The 10th Panchen Lama's memorial hall is built on the ruins of the memorial hall of the 6th Panchen Lama. To its east is the memorial hall hosting stapes from the 5th till the 9th Panchen Lamas, to its west is the Qamba Hall, to its front is the Han Buddha Hall. On January 28, 1989, the 10th Panchen Erdeni died of a sudden heart-attack in his residence in the Tashilhungpo Monastery. Three days after the 10th Panchen Lama passed away, the Central Government decreed that gold sputa would be built for the remains of the late master at the master and the pilgrims. The memorial hall and the sputa were completed and enshrined in August 1993. The memorial hall is 33.17 meters tall, covering an area of 1933 square meters. The hall and the sputa used 614 kilograms of gold, 275 kilograms of silver, over 10000 pieces of precious stones, which amounted to over 64 million yuan (US$7.73 million). On the walls of the corridor in the memorial hall are a series of paintings about the late master. Based on traditional style, the paintings also incorporate fresh art ideas.
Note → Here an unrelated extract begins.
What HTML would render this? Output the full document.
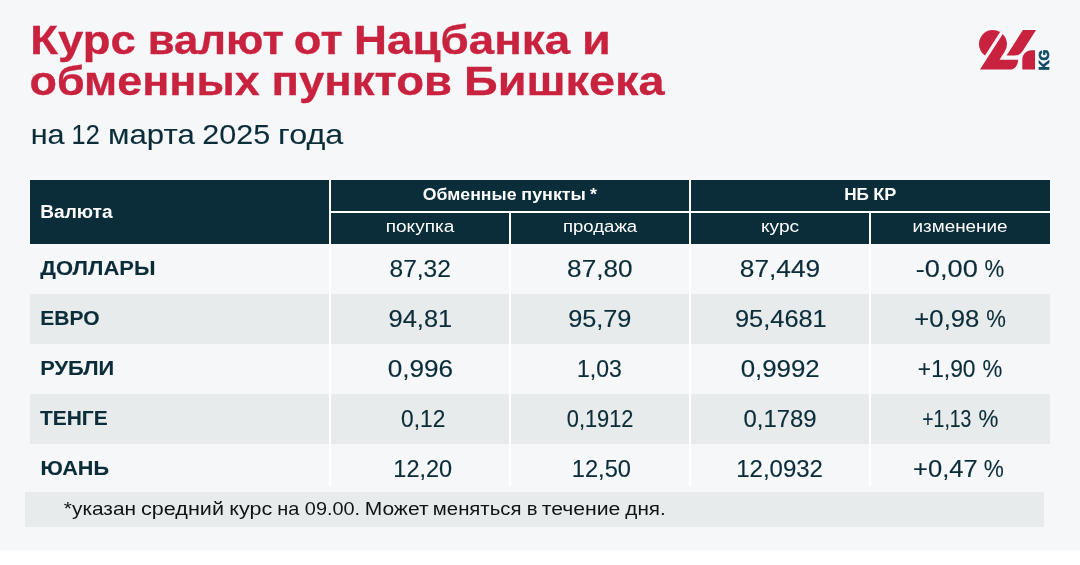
<!DOCTYPE html>
<html lang="ru"><head><meta charset="utf-8"><title>Курс валют от Нацбанка и обменных пунктов Бишкека</title><style>html,body{margin:0;padding:0;background:#fff}
body{width:1080px;height:565px;position:relative;overflow:hidden;font-family:"Liberation Sans", sans-serif}
.bg{position:absolute;left:0;top:0;width:1080px;height:550px;background:#f6f7f9}
.b{position:absolute}
.txt{font-family:"Liberation Sans", sans-serif}
</style></head><body>
<div class="bg"></div>
<div class="b" style="left:30px;top:180px;width:1020px;height:64px;background:#0b2d3a"></div>
<div class="b" style="left:30px;top:294px;width:1020px;height:50px;background:#e8ebec"></div>
<div class="b" style="left:30px;top:394px;width:1020px;height:50px;background:#e8ebec"></div>
<div class="b" style="left:329px;top:180px;width:2px;height:306px;background:#fff"></div>
<div class="b" style="left:509px;top:212px;width:2px;height:274px;background:#fff"></div>
<div class="b" style="left:689px;top:180px;width:2px;height:306px;background:#fff"></div>
<div class="b" style="left:869px;top:212px;width:2px;height:274px;background:#fff"></div>
<div class="b" style="left:330px;top:211px;width:720px;height:2px;background:#fff"></div>
<div class="b" style="left:25px;top:492px;width:1019px;height:35px;background:#e8ebec"></div>
<svg class="b" style="left:970px;top:20px" width="100" height="60" viewBox="970 20 100 60" role="img" aria-label="24.kg"><title>24.kg</title><path fill="#c8223f" d="M1000.10 31.90A14.0 14.0 0 0 0 985.02 55.47Z M1002.78 33.96A14.0 14.0 0 0 1 1004.76 51.50L999.51 59.70L1018.1 59.7C1018.1 65.2 1014.7 69.62 1010.2 69.62L979.96 69.62Z M1022.9 30.0L1036.1 30.0L1025.54 46.5C1021.70 52.5 1020.6 55.5 1014.6 55.5L1006.58 55.5Z M1035.0 50.2L1035.0 69.62L1022.3 69.62L1022.3 59.800000000000004C1022.3 54.5 1026.3 50.2 1031.5 50.2Z"/><text transform="translate(1049.4 70.3) rotate(-90)" font-family="Liberation Sans, sans-serif" font-weight="bold" font-size="15.4" fill="#0d4a63" stroke="#0d4a63" stroke-width="0.7" textLength="20.6" lengthAdjust="spacingAndGlyphs">KG</text></svg>
<svg class="b txt" style="left:0;top:0" width="1080" height="565" viewBox="0 0 1080 565">
<text id="t1" y="54" font-size="39.95" font-weight="bold" fill="#c8223f" stroke="#c8223f" stroke-width="0.3" stroke-linejoin="round"><tspan x="30.3" textLength="105.61" lengthAdjust="spacingAndGlyphs">Курс</tspan> <tspan x="147.7" textLength="136.12" lengthAdjust="spacingAndGlyphs">валют</tspan> <tspan x="293.84" textLength="48.79" lengthAdjust="spacingAndGlyphs">от</tspan> <tspan x="354.05" textLength="216.02" lengthAdjust="spacingAndGlyphs">Нацбанка</tspan> <tspan x="582.01" textLength="28.85" lengthAdjust="spacingAndGlyphs">и</tspan></text>
<text id="t2" y="95" font-size="39.95" font-weight="bold" fill="#c8223f" stroke="#c8223f" stroke-width="0.3" stroke-linejoin="round"><tspan x="29.61" textLength="230.03" lengthAdjust="spacingAndGlyphs">обменных</tspan> <tspan x="271.41" textLength="180.57" lengthAdjust="spacingAndGlyphs">пунктов</tspan> <tspan x="463.98" textLength="200.54" lengthAdjust="spacingAndGlyphs">Бишкека</tspan></text>
<text id="sub" y="144" font-size="28.1" font-weight="normal" fill="#0b2d3a" stroke="#0b2d3a" stroke-width="0.1" stroke-linejoin="round"><tspan x="30.67" textLength="33.94" lengthAdjust="spacingAndGlyphs">на</tspan> <tspan x="71.62" textLength="28.09" lengthAdjust="spacingAndGlyphs">12</tspan> <tspan x="108.0" textLength="86.75" lengthAdjust="spacingAndGlyphs">марта</tspan> <tspan x="202.32" textLength="67.98" lengthAdjust="spacingAndGlyphs">2025</tspan> <tspan x="278.11" textLength="65.25" lengthAdjust="spacingAndGlyphs">года</tspan></text>
<text id="hv" y="218" font-size="18.0" font-weight="bold" fill="#fff" x="40.32" textLength="72.24" lengthAdjust="spacingAndGlyphs">Валюта</text>
<text id="h1" y="200" font-size="15.67" font-weight="bold" fill="#fff"><tspan x="422.85" textLength="93.62" lengthAdjust="spacingAndGlyphs">Обменные</tspan> <tspan x="521.37" textLength="64.54" lengthAdjust="spacingAndGlyphs">пункты</tspan> <tspan x="590.12" textLength="6.96" lengthAdjust="spacingAndGlyphs">*</tspan></text>
<text id="h2" y="200" font-size="16.28" font-weight="bold" fill="#fff"><tspan x="844.27" textLength="24.65" lengthAdjust="spacingAndGlyphs">НБ</tspan> <tspan x="873.31" textLength="23.06" lengthAdjust="spacingAndGlyphs">КР</tspan></text>
<text id="s0" y="232" font-size="15.62" font-weight="normal" fill="#fff" x="385.78" textLength="68.47" lengthAdjust="spacingAndGlyphs">покупка</text>
<text id="s1" y="232" font-size="15.62" font-weight="normal" fill="#fff" x="562.92" textLength="74.24" lengthAdjust="spacingAndGlyphs">продажа</text>
<text id="s2" y="232" font-size="15.62" font-weight="normal" fill="#fff" x="761.03" textLength="38.13" lengthAdjust="spacingAndGlyphs">курс</text>
<text id="s3" y="232" font-size="15.62" font-weight="normal" fill="#fff" x="912.55" textLength="95.01" lengthAdjust="spacingAndGlyphs">изменение</text>
<text id="r0n" y="275" font-size="20.35" font-weight="bold" fill="#0b2d3a" stroke="#0b2d3a" stroke-width="0.1" stroke-linejoin="round" x="40.34" textLength="115.11" lengthAdjust="spacingAndGlyphs">ДОЛЛАРЫ</text>
<text id="r0c0" y="277" font-size="24.42" font-weight="normal" fill="#0b2d3a" stroke="#0b2d3a" stroke-width="0.15" stroke-linejoin="round" x="389.52" textLength="61.39" lengthAdjust="spacingAndGlyphs">87,32</text>
<text id="r0c1" y="277" font-size="24.42" font-weight="normal" fill="#0b2d3a" stroke="#0b2d3a" stroke-width="0.15" stroke-linejoin="round" x="567.12" textLength="65.48" lengthAdjust="spacingAndGlyphs">87,80</text>
<text id="r0c2" y="277" font-size="24.42" font-weight="normal" fill="#0b2d3a" stroke="#0b2d3a" stroke-width="0.15" stroke-linejoin="round" x="739.85" textLength="80.37" lengthAdjust="spacingAndGlyphs">87,449</text>
<text id="r0c3" y="277" font-size="24.42" font-weight="normal" fill="#0b2d3a" stroke="#0b2d3a" stroke-width="0.15" stroke-linejoin="round"><tspan x="915.8" textLength="61.97" lengthAdjust="spacingAndGlyphs">-0,00</tspan> <tspan x="984.57" textLength="19.7" lengthAdjust="spacingAndGlyphs">%</tspan></text>
<text id="r1n" y="325" font-size="20.35" font-weight="bold" fill="#0b2d3a" stroke="#0b2d3a" stroke-width="0.1" stroke-linejoin="round" x="40.32" textLength="59.2" lengthAdjust="spacingAndGlyphs">ЕВРО</text>
<text id="r1c0" y="327" font-size="24.42" font-weight="normal" fill="#0b2d3a" stroke="#0b2d3a" stroke-width="0.15" stroke-linejoin="round" x="388.59" textLength="63.56" lengthAdjust="spacingAndGlyphs">94,81</text>
<text id="r1c1" y="327" font-size="24.42" font-weight="normal" fill="#0b2d3a" stroke="#0b2d3a" stroke-width="0.15" stroke-linejoin="round" x="568.19" textLength="63.24" lengthAdjust="spacingAndGlyphs">95,79</text>
<text id="r1c2" y="327" font-size="24.42" font-weight="normal" fill="#0b2d3a" stroke="#0b2d3a" stroke-width="0.15" stroke-linejoin="round" x="734.99" textLength="91.77" lengthAdjust="spacingAndGlyphs">95,4681</text>
<text id="r1c3" y="327" font-size="24.42" font-weight="normal" fill="#0b2d3a" stroke="#0b2d3a" stroke-width="0.15" stroke-linejoin="round"><tspan x="914.39" textLength="64.97" lengthAdjust="spacingAndGlyphs">+0,98</tspan> <tspan x="986.22" textLength="19.62" lengthAdjust="spacingAndGlyphs">%</tspan></text>
<text id="r2n" y="375" font-size="20.35" font-weight="bold" fill="#0b2d3a" stroke="#0b2d3a" stroke-width="0.1" stroke-linejoin="round" x="40.28" textLength="73.99" lengthAdjust="spacingAndGlyphs">РУБЛИ</text>
<text id="r2c0" y="377" font-size="24.42" font-weight="normal" fill="#0b2d3a" stroke="#0b2d3a" stroke-width="0.15" stroke-linejoin="round" x="387.67" textLength="65.42" lengthAdjust="spacingAndGlyphs">0,996</text>
<text id="r2c1" y="377" font-size="24.42" font-weight="normal" fill="#0b2d3a" stroke="#0b2d3a" stroke-width="0.15" stroke-linejoin="round" x="577.03" textLength="44.79" lengthAdjust="spacingAndGlyphs">1,03</text>
<text id="r2c2" y="377" font-size="24.42" font-weight="normal" fill="#0b2d3a" stroke="#0b2d3a" stroke-width="0.15" stroke-linejoin="round" x="740.67" textLength="79.03" lengthAdjust="spacingAndGlyphs">0,9992</text>
<text id="r2c3" y="377" font-size="24.42" font-weight="normal" fill="#0b2d3a" stroke="#0b2d3a" stroke-width="0.15" stroke-linejoin="round"><tspan x="917.83" textLength="57.7" lengthAdjust="spacingAndGlyphs">+1,90</tspan> <tspan x="982.58" textLength="19.77" lengthAdjust="spacingAndGlyphs">%</tspan></text>
<text id="r3n" y="425" font-size="20.35" font-weight="bold" fill="#0b2d3a" stroke="#0b2d3a" stroke-width="0.1" stroke-linejoin="round" x="40.07" textLength="67.6" lengthAdjust="spacingAndGlyphs">ТЕНГЕ</text>
<text id="r3c0" y="427" font-size="24.42" font-weight="normal" fill="#0b2d3a" stroke="#0b2d3a" stroke-width="0.15" stroke-linejoin="round" x="401.09" textLength="44.19" lengthAdjust="spacingAndGlyphs">0,12</text>
<text id="r3c1" y="427" font-size="24.42" font-weight="normal" fill="#0b2d3a" stroke="#0b2d3a" stroke-width="0.15" stroke-linejoin="round" x="566.78" textLength="66.75" lengthAdjust="spacingAndGlyphs">0,1912</text>
<text id="r3c2" y="427" font-size="24.42" font-weight="normal" fill="#0b2d3a" stroke="#0b2d3a" stroke-width="0.15" stroke-linejoin="round" x="743.49" textLength="73.15" lengthAdjust="spacingAndGlyphs">0,1789</text>
<text id="r3c3" y="427" font-size="24.42" font-weight="normal" fill="#0b2d3a" stroke="#0b2d3a" stroke-width="0.15" stroke-linejoin="round"><tspan x="922.27" textLength="49.15" lengthAdjust="spacingAndGlyphs">+1,13</tspan> <tspan x="978.4" textLength="19.89" lengthAdjust="spacingAndGlyphs">%</tspan></text>
<text id="r4n" y="475" font-size="20.35" font-weight="bold" fill="#0b2d3a" stroke="#0b2d3a" stroke-width="0.1" stroke-linejoin="round" x="40.4" textLength="68.67" lengthAdjust="spacingAndGlyphs">ЮАНЬ</text>
<text id="r4c0" y="477" font-size="24.42" font-weight="normal" fill="#0b2d3a" stroke="#0b2d3a" stroke-width="0.15" stroke-linejoin="round" x="393.34" textLength="58.83" lengthAdjust="spacingAndGlyphs">12,20</text>
<text id="r4c1" y="477" font-size="24.42" font-weight="normal" fill="#0b2d3a" stroke="#0b2d3a" stroke-width="0.15" stroke-linejoin="round" x="571.82" textLength="59.18" lengthAdjust="spacingAndGlyphs">12,50</text>
<text id="r4c2" y="477" font-size="24.42" font-weight="normal" fill="#0b2d3a" stroke="#0b2d3a" stroke-width="0.15" stroke-linejoin="round" x="736.19" textLength="86.8" lengthAdjust="spacingAndGlyphs">12,0932</text>
<text id="r4c3" y="477" font-size="24.42" font-weight="normal" fill="#0b2d3a" stroke="#0b2d3a" stroke-width="0.15" stroke-linejoin="round"><tspan x="913.02" textLength="64.66" lengthAdjust="spacingAndGlyphs">+0,47</tspan> <tspan x="983.78" textLength="20.04" lengthAdjust="spacingAndGlyphs">%</tspan></text>
<text id="note" y="515" font-size="17.62" font-weight="normal" fill="#111417"><tspan x="63.86" textLength="72.2" lengthAdjust="spacingAndGlyphs">*указан</tspan> <tspan x="141.01" textLength="82.98" lengthAdjust="spacingAndGlyphs">средний</tspan> <tspan x="229.25" textLength="43.01" lengthAdjust="spacingAndGlyphs">курс</tspan> <tspan x="277.3" textLength="22.09" lengthAdjust="spacingAndGlyphs">на</tspan> <tspan x="304.86" textLength="55.29" lengthAdjust="spacingAndGlyphs">09.00.</tspan> <tspan x="364.65" textLength="63.89" lengthAdjust="spacingAndGlyphs">Может</tspan> <tspan x="432.86" textLength="88.59" lengthAdjust="spacingAndGlyphs">меняться</tspan> <tspan x="526.73" textLength="10.77" lengthAdjust="spacingAndGlyphs">в</tspan> <tspan x="541.71" textLength="78.7" lengthAdjust="spacingAndGlyphs">течение</tspan> <tspan x="625.34" textLength="40.39" lengthAdjust="spacingAndGlyphs">дня.</tspan></text>
</svg>
</body></html>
The sunning Buddha platform is piled with over 5000 cubic meter of rocks and measures 32 meters tall, 42.5 meters long at the base and 3.5 meter thick with the wall. Every year, from the 14th to the 16th days on the 5th month of the Tibetan calendar, the Tashilhunpa Monastery will display gigantic silk tangka painting of Amitabha (Buddha of the Past), Sakyamuni (Buddha of the present, founder of Buddhism) and Maitreya (Buddha of the Future, also known as the Qamba Buddha in Tibet). Each of the tangka paintings cover over 1000 square meters, with the largest ones nearly 1200 square meters in size.
The Tashilhunpo Monastery holds the annual Shimon Chento Festival in the 8th month of the Tibetan calendar. In the 10th Panchen Lama's time, the grand religious dance festival was fixed at the eastern side of the monastery. The main part of the Shimon Chento Festival is the Dance of Buddha's Warrior Attendant. In addition to Tibetan folk dances, there are also the "Gar" Palace Dance, the Six Longevity Dance and dances imitating lion, wilds yak and peacock.
Deqen Get sang Phodrang was built in the 1950s. Traditionally known as the "New Palace," the Deqen Getsang Phodrang is located at about 1000 meters to the south of the Tashilhunpo Monastery. The 10th Panchen Lama lived here and also passed away at this palace. Taking up 0.7 hectare, the architecture is formed with an exterior and an interior courtyard. Crossing through the horticultural garden in the exterior courtyard, one will reach the quiet interior where stands a two-storey building combining traditional and new Tibetan architecture styles. The hall of the building is quite spacious and majestic. The building is composed of office, meeting room, sutra chamber, bed chamber and ware house, etc.